This is a guest post from Sheryl in Ontario, who is 40 years old with a grown daughter, and is trying to rebuild her retirement dream just 20 years too late for early retirement.
May has been flying by. I’ve been back at my part time gig for a about six weeks now, and this year I’m enjoying it a lot more than I did last year.
When I started last year, I was already exhausted from the stress of having too much month left after the money was gone. This year my head and my spirit are in a better place, and although I have purchased a few more convenience foods in the past few weeks, I am still able to keep most of the extra cash I’m earning.
This month, it has certainly come in handy. Although my social circle is quite small, it seems everything is happening at once. All in the month of May, there has been a baby shower (gift expense), a bridal shower (not for the same person), my boyfriends birthday, Mothers Day, and my parents 60th wedding anniversary. I have economized where I could, the birthday was going out for dinner where the birthday meal is free, Mothers Day is more labor than cash (my daughter and I are doing the flower planting etc for my mother’s garden), the anniversary party was at my sisters home, so there were additional food costs. The showers (and the wedding present to come) are more of the socially expected offerings.
Yes, I knew they were coming when I did my “April spend nothing” month. That is what made me realize that although it is fun(?) to make challenges for myself to clear out my pantry or not spend, there are just some things I can’t get out of spending on, and does it matter when I make that expenditure?

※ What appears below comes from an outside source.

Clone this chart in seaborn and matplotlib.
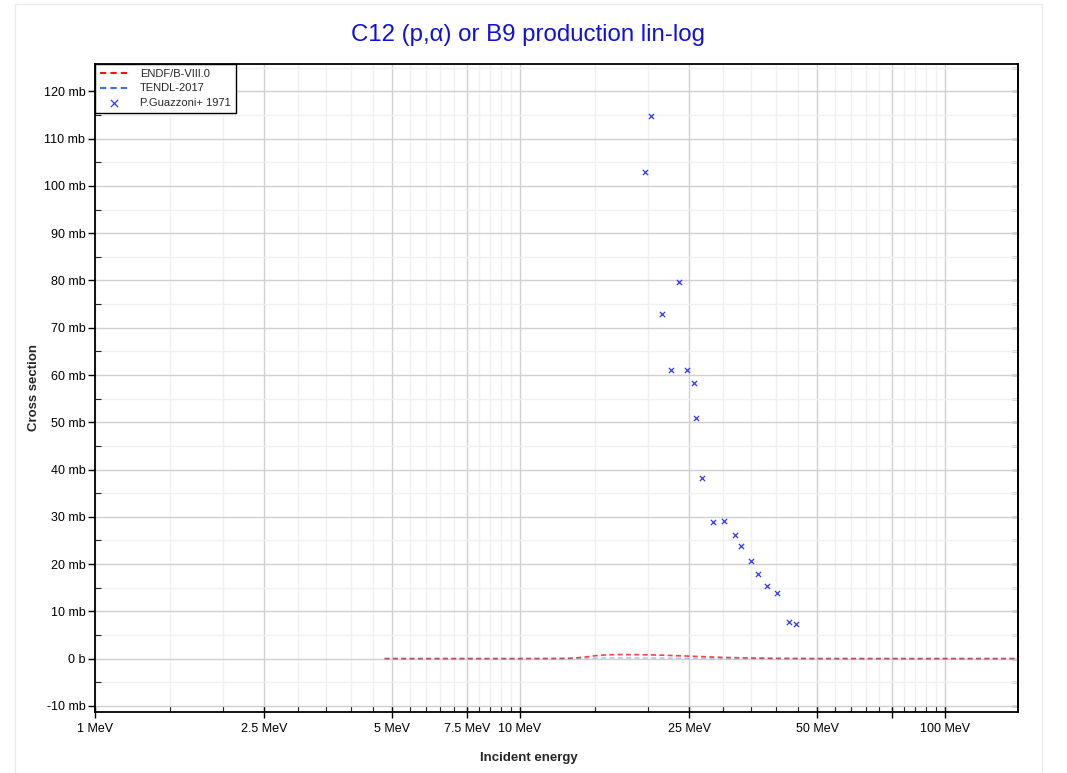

Don’t get me wrong, the pantry reduction, and the lean April were valuable lessons for me (that’s for another post), but I have come to accept that delaying inevitable purchases doesn’t serve any real purpose. If anything, I think it could increase stress by leaving too many things to the last minute. I’m still very much in favor using up what I have before replacing it, and trying to accomplish things in the most frugal way I can find (or tolerate), but I’m also starting to feel that maybe I should accept that some money just has to be spent, and the most control I have over it is where and for what.